White's replacement also resigned in disgust after butting heads with Hayne, West, and the state's coroners and prosecutors. The office has been vacant since the mid-1990s, giving Hayne and rogue prosecutors like Allgood free reign.
This also isn't the first time an Allgood death penalty case has been overturned. In 1990, he convicted an 18-year-old mentally handicapped woman of killing her infant son. She was acquitted and released from death row after being granted a new trial due to problems with (surprise!) the conclusions drawn by the medical examiner Allgood recruited to perform the autopsy on the boy.
Since my article (and accompanying op-eds in the Wall Street Journal and the Jackson Clarion-Ledger) ran, very little has changed. That's too bad, because my sources in Mississippi tell me all the appropriate people down there were made aware of it, several times over.

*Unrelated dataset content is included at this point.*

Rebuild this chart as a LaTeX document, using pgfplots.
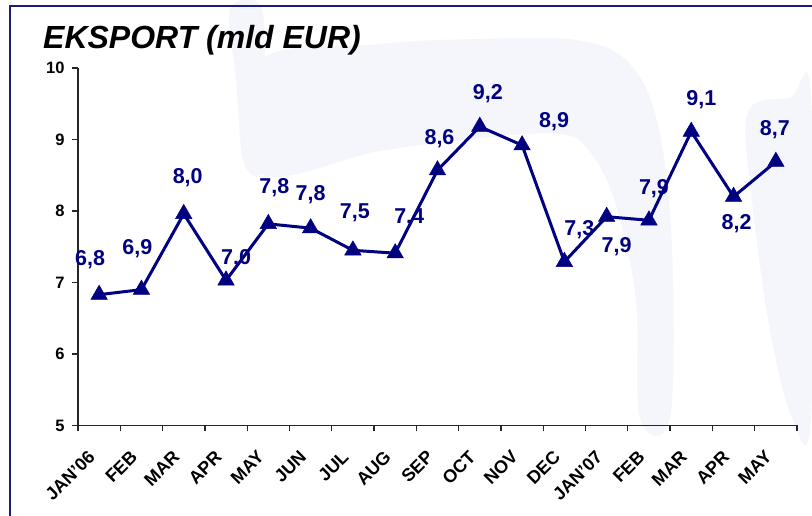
\documentclass[border=0pt]{standalone}
\usepackage{fontspec}
\setmainfont{Liberation Sans}
\usepackage{pgfplots}
\usepackage{pgfplotstable}
\pgfplotsset{compat=1.18}
\definecolor{navyc}{HTML}{000080}
\definecolor{framec}{HTML}{1C1C7A}
\definecolor{wm}{HTML}{F5F6FC}
\pgfplotstableread{
x y lab dx dy
0 6.83 6,8 -9 35
1 6.90 6,9 -4 41
2 7.96 8,0 4 36
3 7.03 7,0 10 22
4 7.82 7,8 6 36
5 7.76 7,8 0 33
6 7.45 7,5 2 38
7 7.41 7,4 14 35
8 8.57 8,6 2 32
9 9.18 9,2 8 33
10 8.92 8,9 32 24
11 7.29 7,3 15 32
12 7.92 7,9 10 -30
13 7.87 7,9 5 32
14 9.11 9,1 10 32
15 8.20 8,2 3 -27
16 8.69 8,7 -1 32
}\data
\begin{document}
\begin{tikzpicture}
\useasboundingbox (0,0) rectangle (812pt,516pt);
\fill[white] (0,0) rectangle (812pt,516pt);
\begin{scope}[x=1pt, y=-1pt, yshift=516pt]
  \fill[wm] plot[smooth cycle, tension=0.6] coordinates {(258,62) (380,44) (480,39) (575,40) (628,62) (658,125) (672,250) (670,418) (640,418) (636,300) (616,205) (590,152) (560,134) (480,138) (380,151) (260,173)};
  \fill[wm] plot[smooth cycle, tension=0.5] coordinates {(230,9) (262,9) (264,120) (260,175) (243,160) (236,80)};
  \fill[wm] plot[smooth cycle, tension=0.6] coordinates {(748,112) (790,98) (811,96) (811,418) (792,418) (770,330) (752,200)};
\end{scope}
\draw[framec, line width=2.2pt] (10pt,-2pt) -- (10pt,510pt) -- (814pt,510pt);
\node[anchor=base west, inner sep=0pt, font=\fontsize{32}{36}\selectfont\bfseries\itshape] at (43pt,467pt) {EKSPORT (mld EUR)};
\begin{axis}[
  at={(78pt,90.5pt)}, anchor=south west,
  scale only axis, width=719pt, height=357.5pt,
  xmin=-0.5, xmax=16.5, ymin=5, ymax=10,
  axis x line*=bottom, axis y line*=left,
  axis line style={-, line width=1.3pt, black!85},
  tick style={line width=1.3pt, black!85},
  tick align=outside, major tick length=6pt,
  xtick={-0.5,0.5,...,16.5},
  x tick label as interval,
  xticklabels={JAN'06,FEB,MAR,APR,MAY,JUN,JUL,AUG,SEP,OCT,NOV,DEC,JAN'07,FEB,MAR,APR,MAY},
  ytick={5,6,...,10},
  /pgf/number format/assume math mode=true,
  yticklabel style={font=\fontsize{16.5}{18}\selectfont\bfseries, xshift=-4pt},
  xticklabel style={font=\fontsize{18}{20}\selectfont\bfseries, xshift=-5pt, yshift=-20pt, rotate=45, anchor=east},
  clip=false,
]
\addplot[navyc, line width=3pt, mark=triangle*, mark size=9.5pt,
  mark options={solid, fill=navyc, draw=navyc, line width=0.5pt},
  nodes near coords, point meta=explicit symbolic,
  visualization depends on={\thisrow{dx} \as \dx},
  visualization depends on={\thisrow{dy} \as \dy},
  nodes near coords style={anchor=center, inner sep=0pt, text=navyc,
    font=\fontsize{21.5}{24}\selectfont\bfseries, xshift=\dx, yshift=\dy},
] table[x=x, y=y, meta=lab] {\data};
\end{axis}
\end{tikzpicture}
\end{document}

Defense attorneys are more keen to Hayne, now, and are filing briefs challenging his status as an expert witness. But thus far, they've found little sympathy from the state's courts. Hayne is still doing autopsies in Mississippi, and judges are still letting him testify. Last November, the new judge in Cory Maye's case dismissed a brief in which Maye's lawyers asked that they be allowed to question Hayne's credentials. He said the case needed "closure." In another case, the court refused to grant an indigent defendant the funding to hire his own expert witness to review Dr. Hayne's autopsy. In both cases, attorneys cited my reporting on Hayne. My reporting on Hayne was also brought to the attention of Mississippi's State Supreme Court in the January 2007 case appeal of Tyler Edmonds. That case represented the first time the court had ever tossed out Dr. Hayne's testimony. Allgood was the prosecutor in that case, too.
So Mississippi's courts, lawmakers, and executive agencies are all well aware of the problem. They simply aren't interested in doing anything about it.

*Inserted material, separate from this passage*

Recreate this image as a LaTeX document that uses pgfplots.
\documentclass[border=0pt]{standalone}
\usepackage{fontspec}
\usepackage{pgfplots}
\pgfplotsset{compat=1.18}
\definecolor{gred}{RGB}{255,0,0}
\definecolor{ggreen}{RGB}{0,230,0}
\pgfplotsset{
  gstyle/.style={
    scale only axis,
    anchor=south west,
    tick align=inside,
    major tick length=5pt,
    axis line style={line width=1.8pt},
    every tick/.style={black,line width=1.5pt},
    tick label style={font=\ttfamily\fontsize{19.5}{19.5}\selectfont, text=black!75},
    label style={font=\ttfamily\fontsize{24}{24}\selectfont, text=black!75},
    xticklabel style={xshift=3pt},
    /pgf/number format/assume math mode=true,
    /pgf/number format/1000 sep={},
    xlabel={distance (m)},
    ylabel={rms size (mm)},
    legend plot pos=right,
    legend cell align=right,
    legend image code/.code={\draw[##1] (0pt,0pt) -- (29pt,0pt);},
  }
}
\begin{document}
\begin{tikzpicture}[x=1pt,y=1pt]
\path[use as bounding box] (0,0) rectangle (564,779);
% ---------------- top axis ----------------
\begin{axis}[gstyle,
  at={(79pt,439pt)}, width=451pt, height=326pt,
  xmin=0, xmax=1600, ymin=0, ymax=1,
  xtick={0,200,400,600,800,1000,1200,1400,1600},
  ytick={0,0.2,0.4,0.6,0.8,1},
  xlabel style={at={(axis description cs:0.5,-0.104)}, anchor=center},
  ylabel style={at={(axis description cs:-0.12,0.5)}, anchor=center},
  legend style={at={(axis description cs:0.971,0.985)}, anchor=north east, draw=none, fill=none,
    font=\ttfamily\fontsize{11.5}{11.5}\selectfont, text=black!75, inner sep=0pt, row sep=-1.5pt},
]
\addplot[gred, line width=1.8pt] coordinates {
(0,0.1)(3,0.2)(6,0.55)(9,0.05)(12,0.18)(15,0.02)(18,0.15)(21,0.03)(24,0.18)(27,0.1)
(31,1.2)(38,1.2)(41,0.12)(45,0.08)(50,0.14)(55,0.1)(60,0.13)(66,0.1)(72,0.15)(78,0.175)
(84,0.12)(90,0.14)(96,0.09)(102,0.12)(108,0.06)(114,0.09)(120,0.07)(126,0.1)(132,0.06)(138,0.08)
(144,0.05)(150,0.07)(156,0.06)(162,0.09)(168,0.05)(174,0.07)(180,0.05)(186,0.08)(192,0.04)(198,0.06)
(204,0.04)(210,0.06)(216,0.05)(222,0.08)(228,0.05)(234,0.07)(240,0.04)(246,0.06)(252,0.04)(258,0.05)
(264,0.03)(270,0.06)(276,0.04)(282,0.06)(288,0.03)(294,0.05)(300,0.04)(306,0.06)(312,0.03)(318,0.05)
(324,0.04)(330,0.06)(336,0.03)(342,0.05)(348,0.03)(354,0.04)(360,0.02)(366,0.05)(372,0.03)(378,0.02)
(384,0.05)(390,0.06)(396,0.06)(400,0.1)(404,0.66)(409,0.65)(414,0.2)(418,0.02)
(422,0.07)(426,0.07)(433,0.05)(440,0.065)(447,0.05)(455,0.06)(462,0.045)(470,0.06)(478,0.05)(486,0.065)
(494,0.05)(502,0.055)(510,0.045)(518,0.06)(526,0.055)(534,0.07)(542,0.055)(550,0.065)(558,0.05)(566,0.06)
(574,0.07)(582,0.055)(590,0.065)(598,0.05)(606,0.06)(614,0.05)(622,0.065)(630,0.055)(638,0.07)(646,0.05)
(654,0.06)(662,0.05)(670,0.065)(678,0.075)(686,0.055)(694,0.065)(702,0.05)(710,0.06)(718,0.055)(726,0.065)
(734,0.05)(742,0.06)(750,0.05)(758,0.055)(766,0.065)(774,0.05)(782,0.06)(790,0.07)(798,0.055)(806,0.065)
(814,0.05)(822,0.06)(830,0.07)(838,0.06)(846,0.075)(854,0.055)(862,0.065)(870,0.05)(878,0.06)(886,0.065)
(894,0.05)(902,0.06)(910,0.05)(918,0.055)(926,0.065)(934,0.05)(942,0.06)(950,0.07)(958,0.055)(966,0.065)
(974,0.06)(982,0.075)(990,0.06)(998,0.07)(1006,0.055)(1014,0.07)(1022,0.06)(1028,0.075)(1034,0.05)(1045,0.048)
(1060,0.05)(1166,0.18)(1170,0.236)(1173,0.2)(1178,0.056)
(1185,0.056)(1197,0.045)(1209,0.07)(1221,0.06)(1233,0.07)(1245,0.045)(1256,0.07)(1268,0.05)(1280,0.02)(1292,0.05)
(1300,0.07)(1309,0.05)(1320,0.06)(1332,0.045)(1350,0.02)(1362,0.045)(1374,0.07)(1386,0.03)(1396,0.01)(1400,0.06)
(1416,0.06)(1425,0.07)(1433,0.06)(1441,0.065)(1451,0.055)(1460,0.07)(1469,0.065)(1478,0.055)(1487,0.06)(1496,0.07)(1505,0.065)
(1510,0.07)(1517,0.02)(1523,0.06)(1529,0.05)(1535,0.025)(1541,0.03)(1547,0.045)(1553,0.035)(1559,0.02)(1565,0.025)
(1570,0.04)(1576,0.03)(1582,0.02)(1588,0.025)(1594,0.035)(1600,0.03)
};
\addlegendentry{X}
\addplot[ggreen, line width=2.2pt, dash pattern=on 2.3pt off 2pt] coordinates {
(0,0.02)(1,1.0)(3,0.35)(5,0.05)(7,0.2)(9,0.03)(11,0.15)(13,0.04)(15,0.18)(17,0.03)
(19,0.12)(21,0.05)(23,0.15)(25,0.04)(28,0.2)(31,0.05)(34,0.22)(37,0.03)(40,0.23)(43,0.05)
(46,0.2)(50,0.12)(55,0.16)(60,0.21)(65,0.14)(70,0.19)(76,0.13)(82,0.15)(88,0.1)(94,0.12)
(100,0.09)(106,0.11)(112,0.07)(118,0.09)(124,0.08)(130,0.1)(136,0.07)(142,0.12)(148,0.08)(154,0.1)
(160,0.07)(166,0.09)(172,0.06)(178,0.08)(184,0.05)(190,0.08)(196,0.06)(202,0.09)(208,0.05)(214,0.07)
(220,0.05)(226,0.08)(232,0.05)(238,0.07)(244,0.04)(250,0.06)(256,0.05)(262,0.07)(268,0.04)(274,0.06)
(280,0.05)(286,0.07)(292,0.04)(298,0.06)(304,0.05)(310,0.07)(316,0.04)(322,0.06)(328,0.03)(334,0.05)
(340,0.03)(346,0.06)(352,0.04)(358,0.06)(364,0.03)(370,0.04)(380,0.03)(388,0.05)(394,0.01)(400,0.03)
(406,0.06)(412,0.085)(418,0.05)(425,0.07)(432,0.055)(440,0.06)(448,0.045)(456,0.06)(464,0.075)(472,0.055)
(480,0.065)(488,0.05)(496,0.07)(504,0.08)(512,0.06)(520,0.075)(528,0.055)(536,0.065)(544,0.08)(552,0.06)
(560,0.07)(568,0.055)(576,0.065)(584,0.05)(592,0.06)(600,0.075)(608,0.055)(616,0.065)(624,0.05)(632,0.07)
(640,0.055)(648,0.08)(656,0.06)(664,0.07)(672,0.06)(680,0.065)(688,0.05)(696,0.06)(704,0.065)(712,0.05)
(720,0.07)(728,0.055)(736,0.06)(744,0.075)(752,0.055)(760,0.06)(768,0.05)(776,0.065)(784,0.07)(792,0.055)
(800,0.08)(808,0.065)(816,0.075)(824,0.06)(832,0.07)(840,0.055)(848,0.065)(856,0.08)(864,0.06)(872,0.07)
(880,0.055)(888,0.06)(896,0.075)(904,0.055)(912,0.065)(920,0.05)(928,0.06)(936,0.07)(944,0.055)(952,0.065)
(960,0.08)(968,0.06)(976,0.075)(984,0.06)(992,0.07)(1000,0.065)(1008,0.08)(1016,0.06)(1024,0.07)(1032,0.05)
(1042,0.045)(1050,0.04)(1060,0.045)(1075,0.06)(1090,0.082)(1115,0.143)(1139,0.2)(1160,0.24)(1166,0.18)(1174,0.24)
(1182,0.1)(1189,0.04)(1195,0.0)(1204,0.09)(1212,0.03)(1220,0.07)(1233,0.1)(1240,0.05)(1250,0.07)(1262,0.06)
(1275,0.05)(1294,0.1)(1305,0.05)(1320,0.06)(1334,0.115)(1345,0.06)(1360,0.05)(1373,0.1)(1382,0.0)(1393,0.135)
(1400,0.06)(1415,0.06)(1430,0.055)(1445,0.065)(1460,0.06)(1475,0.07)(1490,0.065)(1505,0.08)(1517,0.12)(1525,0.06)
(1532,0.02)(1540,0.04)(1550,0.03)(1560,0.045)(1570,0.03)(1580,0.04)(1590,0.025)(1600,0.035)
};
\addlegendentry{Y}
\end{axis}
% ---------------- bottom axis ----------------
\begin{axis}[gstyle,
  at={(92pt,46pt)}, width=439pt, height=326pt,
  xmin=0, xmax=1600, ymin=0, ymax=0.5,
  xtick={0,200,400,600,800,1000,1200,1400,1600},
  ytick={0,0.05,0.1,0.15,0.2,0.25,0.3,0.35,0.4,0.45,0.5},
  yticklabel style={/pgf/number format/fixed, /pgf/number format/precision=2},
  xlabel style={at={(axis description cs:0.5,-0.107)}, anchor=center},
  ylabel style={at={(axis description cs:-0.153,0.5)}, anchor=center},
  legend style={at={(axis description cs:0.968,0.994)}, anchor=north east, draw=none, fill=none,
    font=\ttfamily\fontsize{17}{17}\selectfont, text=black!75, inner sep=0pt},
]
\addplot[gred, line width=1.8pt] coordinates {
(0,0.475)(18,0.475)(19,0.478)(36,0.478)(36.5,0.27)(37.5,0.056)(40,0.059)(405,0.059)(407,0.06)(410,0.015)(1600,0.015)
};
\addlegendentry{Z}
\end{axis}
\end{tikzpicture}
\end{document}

Attorney General Hood is doing the right thing in exonerating Brewer and (likely) Brooks. But it shouldn't stop there. It's time for Mississippi to conduct a thorough review of every case in which Dr. Hayne or Dr. West has ever testified. In fact, there are other medical examiners in the state whose work has been called into question, too. It wouldn't be the first time this has happened. Similar reviews have been conducted in West Virginia, Houston, and Oklahoma City after deficiencies and fraud in crime labs were exposed.
It's probably also time to start looking at possible criminal civil rights violations by Hayne, West, and Allgood. The state's entire medical examiner system is in need of a major overhaul. But right now, it's more important to undo the damage already done, and free the people Hayne and West may have already wrongfully sent to prison.